When allocating, a free chunk is found (more on that later) and split into
two chunks: the first of the requested size and the second containing any
remaining memory. The first is marked used and returned to the caller.

When freeing, the chunk in question is marked as free. Its neighbouring
chunks are then checked; if either of them are free, the consecutive free
chunks are merged into a single larger free chunk. Induction can show that
applying this operation consistently prevents us ever having consecutive
free chunks.

Free chunks (because they are not being used for anything else) each store an
additional pair of pointers (see the `wof_free_hdr_t` structure) that form
the backbone of the data structures used to track free chunks.

Master and Recycler
-------------------

The extra pair of pointers in free chunks are used to build two doubly-linked
lists: the master and the recycler. The recycler is circular, the master is
a stack.

The master stack is only populated by chunks from new OS-level blocks,
so every chunk in this list is guaranteed to be able to serve any allocation
request (the allocator has special 'jumbo' logic to handle requests larger than
its block size).
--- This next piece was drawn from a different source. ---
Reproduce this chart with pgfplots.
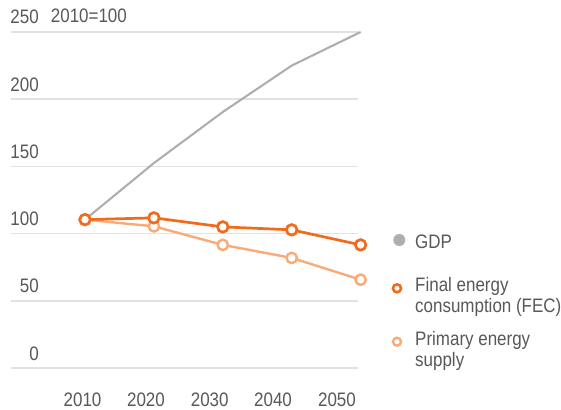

The chunk at the head of the master list shrinks as it serves
requests. When it is too small to serve the current request, it is popped and
inserted into the recycler. If the master list is empty, a new OS-level block
is allocated, and its chunk is pushed onto the master stack.

The recycler is populated by 'leftovers' from the master, as well as any
chunks that were returned to the allocator via a call to `wof_free()`. Although
the recycler is circular, we will refer to the element referenced from the
allocator as the 'head' of the list for convenience. The primary operation on
the recycler is called cycling it. In this operation, the head is compared
with its clockwise neighbour. If the neighbour is as large or larger, it
becomes the head (the list rotates counter-clockwise). If the neighbour is
smaller, then it is removed from its location and inserted as the counter-
clockwise neighbour of the head (the list still rotates counter-clockwise,
but the head element is held fixed while the rest of the list spins). This
operation has the following properties:
- fast constant time
- once the largest chunk is at the head, it remains at the head
- more iterations increases the probability that the largest chunk will be
the head (for a list with n items, n iterations guarantees that the
largest chunk will be the head).

Allocating
----------

When an allocation request is received, the allocator first attempts to
satisfy it with the chunk at the head of the recycler. If that does not
succeed, the request is satisfied by the master list instead. Regardless of
which chunk satisfied the request, the recycler is always cycled.